◆ Exercise instructions ◆
What is to be transcribed is the run of lines opening with the one that has "Recreate this image" and closing with the one that has "ax.bar(x, completions, width=0.75, color='#4DFFD7')", and only that run, exactly.

Entries with chart source code:

= = =

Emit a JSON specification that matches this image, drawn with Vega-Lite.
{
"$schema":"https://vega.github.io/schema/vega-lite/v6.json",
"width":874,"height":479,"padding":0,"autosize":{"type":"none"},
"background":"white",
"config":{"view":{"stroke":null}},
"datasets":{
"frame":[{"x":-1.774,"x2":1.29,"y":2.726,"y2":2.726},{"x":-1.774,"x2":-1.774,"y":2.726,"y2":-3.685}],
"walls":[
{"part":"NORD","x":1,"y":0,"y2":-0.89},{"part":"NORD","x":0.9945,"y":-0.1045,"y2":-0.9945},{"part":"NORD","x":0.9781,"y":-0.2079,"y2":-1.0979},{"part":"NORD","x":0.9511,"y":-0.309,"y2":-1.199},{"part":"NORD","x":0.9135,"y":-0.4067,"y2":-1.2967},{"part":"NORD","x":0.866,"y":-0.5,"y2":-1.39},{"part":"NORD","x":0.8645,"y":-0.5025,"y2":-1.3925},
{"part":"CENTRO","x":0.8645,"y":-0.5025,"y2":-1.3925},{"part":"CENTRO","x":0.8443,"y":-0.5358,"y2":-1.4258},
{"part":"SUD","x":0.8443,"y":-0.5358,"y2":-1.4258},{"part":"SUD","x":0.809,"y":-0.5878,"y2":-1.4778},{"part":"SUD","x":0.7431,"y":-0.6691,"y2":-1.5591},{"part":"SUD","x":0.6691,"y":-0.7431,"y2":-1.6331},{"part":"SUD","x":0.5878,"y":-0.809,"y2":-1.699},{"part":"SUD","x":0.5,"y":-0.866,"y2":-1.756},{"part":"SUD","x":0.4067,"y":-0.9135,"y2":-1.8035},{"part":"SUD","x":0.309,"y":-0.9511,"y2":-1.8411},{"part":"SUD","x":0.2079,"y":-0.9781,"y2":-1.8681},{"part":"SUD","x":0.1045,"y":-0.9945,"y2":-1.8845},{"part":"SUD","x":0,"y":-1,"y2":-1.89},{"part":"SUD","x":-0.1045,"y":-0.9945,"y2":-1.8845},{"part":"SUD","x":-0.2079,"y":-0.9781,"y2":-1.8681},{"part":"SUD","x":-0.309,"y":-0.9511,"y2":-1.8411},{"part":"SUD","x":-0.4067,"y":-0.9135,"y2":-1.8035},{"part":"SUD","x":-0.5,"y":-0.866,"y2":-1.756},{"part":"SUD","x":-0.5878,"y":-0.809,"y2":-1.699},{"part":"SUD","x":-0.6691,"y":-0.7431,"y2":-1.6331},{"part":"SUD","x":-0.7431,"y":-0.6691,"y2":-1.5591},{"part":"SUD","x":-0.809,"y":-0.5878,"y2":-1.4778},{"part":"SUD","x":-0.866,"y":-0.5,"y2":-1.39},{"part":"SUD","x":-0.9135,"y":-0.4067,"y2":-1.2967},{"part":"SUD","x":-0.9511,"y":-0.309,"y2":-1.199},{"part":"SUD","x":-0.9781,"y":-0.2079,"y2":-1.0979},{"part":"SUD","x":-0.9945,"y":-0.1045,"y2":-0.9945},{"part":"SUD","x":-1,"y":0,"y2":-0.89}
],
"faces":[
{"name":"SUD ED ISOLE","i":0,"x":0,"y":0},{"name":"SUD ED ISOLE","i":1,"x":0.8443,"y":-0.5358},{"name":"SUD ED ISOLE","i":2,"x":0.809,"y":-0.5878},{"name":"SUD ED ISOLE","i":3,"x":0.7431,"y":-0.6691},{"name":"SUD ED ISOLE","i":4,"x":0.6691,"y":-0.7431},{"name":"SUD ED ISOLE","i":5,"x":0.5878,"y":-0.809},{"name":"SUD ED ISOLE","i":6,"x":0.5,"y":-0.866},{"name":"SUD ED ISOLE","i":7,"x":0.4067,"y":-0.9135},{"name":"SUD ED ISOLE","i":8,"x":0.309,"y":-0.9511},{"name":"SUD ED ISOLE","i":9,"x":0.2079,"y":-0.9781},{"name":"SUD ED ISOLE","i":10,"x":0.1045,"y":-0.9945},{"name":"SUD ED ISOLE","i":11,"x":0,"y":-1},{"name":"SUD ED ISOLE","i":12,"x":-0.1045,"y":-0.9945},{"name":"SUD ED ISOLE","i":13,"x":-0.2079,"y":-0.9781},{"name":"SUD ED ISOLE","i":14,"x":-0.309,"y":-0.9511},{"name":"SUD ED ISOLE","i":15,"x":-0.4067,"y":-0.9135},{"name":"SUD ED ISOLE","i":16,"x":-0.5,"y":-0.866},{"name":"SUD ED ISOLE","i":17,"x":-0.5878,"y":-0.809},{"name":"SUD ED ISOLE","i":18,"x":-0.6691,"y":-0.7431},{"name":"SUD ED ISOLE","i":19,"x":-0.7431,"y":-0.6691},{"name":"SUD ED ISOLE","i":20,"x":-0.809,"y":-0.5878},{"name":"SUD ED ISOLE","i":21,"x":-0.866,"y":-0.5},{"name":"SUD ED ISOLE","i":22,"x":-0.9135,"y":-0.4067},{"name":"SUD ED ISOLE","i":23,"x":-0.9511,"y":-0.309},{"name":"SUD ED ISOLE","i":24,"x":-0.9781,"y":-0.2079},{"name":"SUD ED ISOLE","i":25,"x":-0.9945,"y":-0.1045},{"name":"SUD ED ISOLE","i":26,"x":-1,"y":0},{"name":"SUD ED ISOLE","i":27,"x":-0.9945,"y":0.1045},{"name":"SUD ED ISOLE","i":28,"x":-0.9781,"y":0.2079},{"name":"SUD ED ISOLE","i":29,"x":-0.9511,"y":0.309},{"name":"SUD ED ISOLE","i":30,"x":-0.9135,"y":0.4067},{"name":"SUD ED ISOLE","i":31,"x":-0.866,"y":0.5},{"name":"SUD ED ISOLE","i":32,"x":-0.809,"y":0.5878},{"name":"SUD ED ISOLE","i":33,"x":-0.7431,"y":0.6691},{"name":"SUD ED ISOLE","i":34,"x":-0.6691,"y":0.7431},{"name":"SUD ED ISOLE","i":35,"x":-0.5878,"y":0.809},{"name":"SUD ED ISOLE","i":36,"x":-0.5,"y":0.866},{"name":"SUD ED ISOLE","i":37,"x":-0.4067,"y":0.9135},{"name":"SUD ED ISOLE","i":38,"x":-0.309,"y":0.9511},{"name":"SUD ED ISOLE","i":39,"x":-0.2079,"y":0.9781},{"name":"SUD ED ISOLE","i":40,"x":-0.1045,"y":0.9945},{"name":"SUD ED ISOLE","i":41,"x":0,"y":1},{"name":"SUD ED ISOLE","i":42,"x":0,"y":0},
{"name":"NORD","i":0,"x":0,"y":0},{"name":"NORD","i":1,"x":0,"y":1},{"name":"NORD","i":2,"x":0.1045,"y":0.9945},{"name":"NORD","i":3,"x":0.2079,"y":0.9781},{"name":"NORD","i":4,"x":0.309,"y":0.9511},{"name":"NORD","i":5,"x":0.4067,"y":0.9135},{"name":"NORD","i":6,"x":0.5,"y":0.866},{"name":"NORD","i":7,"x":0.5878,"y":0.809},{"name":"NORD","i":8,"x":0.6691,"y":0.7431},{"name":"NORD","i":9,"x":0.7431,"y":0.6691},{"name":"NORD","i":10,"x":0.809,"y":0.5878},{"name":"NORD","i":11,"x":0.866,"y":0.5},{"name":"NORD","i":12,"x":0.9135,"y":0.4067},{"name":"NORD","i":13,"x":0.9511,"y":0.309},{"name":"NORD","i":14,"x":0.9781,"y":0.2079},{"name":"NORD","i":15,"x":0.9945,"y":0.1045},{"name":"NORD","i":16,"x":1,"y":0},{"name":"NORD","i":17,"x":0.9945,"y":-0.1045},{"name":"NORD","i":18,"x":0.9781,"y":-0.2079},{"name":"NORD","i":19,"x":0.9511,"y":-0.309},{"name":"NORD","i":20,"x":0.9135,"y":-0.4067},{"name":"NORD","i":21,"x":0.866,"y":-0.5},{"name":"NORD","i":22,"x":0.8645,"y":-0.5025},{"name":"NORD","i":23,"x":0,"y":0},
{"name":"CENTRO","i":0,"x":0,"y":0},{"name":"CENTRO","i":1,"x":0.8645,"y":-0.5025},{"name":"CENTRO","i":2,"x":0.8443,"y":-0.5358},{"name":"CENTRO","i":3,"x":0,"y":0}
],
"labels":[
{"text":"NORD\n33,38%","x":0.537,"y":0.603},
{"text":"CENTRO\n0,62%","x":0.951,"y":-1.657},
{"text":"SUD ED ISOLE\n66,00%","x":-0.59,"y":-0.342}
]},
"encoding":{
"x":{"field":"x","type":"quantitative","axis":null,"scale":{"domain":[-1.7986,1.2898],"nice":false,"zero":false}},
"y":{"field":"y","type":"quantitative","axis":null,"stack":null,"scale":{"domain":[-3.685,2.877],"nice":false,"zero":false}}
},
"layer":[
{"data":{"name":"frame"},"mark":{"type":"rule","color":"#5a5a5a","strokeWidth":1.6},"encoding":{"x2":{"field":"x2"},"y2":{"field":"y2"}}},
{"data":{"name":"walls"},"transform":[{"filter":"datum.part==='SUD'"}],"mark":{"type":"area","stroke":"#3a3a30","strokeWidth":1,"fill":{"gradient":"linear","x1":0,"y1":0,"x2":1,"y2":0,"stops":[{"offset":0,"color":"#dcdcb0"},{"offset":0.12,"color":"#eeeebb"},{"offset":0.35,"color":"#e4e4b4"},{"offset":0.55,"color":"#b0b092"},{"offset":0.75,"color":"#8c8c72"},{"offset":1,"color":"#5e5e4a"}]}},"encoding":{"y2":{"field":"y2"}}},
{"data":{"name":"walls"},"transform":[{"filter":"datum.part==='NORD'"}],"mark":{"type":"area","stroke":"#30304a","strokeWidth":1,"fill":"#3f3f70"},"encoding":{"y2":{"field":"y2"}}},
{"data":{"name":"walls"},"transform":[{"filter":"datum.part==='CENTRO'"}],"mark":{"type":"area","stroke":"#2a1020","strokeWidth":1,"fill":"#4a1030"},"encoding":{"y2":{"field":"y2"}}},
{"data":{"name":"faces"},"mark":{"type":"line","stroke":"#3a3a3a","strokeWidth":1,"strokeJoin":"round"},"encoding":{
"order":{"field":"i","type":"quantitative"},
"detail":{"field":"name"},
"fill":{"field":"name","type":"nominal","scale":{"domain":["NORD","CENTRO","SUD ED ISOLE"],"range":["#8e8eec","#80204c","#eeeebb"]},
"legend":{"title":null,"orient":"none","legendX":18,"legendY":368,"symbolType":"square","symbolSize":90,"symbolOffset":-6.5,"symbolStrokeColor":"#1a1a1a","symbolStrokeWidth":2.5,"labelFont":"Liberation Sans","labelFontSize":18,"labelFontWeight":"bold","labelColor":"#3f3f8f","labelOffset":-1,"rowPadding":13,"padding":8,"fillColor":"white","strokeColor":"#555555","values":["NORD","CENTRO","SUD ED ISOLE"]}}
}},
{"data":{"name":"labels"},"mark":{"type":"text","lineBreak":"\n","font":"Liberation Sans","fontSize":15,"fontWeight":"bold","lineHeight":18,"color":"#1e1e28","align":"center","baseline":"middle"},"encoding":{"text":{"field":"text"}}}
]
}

= = =

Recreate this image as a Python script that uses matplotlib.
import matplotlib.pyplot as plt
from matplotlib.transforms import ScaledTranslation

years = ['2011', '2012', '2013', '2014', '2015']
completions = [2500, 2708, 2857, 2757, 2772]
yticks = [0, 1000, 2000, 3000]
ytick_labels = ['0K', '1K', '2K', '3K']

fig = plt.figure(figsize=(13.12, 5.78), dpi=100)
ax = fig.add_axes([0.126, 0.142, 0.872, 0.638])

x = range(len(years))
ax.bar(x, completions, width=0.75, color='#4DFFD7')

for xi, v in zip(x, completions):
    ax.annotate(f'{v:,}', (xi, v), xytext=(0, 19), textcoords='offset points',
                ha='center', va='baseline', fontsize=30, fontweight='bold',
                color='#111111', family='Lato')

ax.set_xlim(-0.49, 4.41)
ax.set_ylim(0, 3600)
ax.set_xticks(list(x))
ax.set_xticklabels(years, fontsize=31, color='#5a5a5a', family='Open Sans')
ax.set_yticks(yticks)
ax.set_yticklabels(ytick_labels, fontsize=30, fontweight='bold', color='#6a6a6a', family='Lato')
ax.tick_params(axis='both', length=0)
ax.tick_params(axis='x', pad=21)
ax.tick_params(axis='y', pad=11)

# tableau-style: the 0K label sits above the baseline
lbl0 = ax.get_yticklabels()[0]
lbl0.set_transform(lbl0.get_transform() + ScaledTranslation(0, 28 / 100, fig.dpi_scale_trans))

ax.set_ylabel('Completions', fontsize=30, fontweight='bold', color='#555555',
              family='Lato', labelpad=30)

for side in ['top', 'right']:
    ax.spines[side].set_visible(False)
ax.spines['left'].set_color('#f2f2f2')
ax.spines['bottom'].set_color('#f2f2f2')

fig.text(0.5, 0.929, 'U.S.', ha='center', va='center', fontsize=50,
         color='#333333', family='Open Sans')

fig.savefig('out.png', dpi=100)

= = =

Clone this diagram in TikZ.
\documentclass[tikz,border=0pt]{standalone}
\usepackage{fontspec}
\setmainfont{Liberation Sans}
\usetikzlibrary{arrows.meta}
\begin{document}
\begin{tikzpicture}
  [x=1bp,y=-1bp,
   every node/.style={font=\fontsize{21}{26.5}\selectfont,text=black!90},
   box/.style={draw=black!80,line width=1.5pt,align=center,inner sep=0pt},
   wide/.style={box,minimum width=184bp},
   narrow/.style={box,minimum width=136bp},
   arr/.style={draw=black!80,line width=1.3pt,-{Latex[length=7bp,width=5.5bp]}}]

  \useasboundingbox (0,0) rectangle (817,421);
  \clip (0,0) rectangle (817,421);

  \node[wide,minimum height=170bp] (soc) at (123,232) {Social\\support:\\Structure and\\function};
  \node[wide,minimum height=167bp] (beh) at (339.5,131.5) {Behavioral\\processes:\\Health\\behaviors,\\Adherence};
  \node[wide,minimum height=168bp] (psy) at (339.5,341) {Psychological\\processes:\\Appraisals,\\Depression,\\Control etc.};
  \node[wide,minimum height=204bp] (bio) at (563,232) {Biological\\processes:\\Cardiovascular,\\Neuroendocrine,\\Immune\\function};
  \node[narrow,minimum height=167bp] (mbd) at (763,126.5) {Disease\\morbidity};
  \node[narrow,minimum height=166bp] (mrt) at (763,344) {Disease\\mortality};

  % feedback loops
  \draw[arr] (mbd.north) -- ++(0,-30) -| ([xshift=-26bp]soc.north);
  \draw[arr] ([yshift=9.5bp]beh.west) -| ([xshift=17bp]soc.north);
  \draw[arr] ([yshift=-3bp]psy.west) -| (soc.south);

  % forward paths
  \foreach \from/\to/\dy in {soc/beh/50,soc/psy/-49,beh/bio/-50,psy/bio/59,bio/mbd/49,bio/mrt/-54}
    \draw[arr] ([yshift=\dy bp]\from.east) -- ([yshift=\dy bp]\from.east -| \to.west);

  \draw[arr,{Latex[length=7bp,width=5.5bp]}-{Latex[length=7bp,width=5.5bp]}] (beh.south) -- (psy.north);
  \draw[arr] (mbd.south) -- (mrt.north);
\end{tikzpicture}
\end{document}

= = =

◆ Task response ◆
Recreate this image as a Python script that uses matplotlib.
import matplotlib.pyplot as plt
from matplotlib.transforms import ScaledTranslation

years = ['2011', '2012', '2013', '2014', '2015']
completions = [2500, 2708, 2857, 2757, 2772]
yticks = [0, 1000, 2000, 3000]
ytick_labels = ['0K', '1K', '2K', '3K']

fig = plt.figure(figsize=(13.12, 5.78), dpi=100)
ax = fig.add_axes([0.126, 0.142, 0.872, 0.638])

x = range(len(years))
ax.bar(x, completions, width=0.75, color='#4DFFD7')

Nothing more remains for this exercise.